**Request**
Track down every line below that holds "this" and copy it.

** Begin Entries **

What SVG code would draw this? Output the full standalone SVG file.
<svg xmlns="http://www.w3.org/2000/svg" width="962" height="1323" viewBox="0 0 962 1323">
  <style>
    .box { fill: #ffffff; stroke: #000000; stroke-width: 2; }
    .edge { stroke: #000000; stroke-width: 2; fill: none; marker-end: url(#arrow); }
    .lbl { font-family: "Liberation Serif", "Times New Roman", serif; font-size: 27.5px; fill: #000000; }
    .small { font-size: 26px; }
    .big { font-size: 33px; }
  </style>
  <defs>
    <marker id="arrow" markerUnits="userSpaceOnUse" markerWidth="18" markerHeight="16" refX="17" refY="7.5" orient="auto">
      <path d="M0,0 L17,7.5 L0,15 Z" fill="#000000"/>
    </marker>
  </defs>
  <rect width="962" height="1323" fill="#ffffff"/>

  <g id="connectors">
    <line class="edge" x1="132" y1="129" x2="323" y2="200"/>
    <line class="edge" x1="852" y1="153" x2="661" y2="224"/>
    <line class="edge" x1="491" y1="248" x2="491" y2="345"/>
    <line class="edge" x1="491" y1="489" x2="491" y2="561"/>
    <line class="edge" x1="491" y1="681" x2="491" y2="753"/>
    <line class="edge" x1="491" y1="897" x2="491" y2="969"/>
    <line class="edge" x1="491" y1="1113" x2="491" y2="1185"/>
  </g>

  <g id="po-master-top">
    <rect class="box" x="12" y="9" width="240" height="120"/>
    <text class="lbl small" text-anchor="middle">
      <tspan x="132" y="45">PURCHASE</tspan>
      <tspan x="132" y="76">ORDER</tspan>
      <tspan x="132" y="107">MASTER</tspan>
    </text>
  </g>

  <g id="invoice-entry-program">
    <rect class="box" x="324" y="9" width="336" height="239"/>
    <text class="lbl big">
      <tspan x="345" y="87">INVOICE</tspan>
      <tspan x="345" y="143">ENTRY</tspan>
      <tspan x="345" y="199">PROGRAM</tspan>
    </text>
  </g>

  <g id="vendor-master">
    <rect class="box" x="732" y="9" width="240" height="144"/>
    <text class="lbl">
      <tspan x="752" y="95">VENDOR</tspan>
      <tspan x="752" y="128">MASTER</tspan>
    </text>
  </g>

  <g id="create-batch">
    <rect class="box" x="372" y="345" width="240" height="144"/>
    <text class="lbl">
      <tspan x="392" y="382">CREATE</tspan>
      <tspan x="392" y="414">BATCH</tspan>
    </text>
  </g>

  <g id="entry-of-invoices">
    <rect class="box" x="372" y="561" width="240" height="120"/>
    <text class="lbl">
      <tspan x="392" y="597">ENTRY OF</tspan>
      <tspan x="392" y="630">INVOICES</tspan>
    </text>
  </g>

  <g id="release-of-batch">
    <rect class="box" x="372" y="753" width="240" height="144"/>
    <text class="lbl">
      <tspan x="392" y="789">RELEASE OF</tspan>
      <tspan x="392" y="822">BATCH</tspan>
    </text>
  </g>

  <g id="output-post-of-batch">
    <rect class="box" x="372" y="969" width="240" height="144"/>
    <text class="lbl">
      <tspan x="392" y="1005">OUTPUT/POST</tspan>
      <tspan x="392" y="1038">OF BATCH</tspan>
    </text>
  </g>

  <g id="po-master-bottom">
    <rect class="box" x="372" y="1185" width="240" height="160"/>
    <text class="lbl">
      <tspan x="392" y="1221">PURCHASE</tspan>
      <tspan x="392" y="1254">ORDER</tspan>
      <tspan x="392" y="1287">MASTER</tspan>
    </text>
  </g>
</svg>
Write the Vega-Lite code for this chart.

** End Entries **

**Answer to the task**
What SVG code would draw this? Output the full standalone SVG file.
Write the Vega-Lite code for this chart.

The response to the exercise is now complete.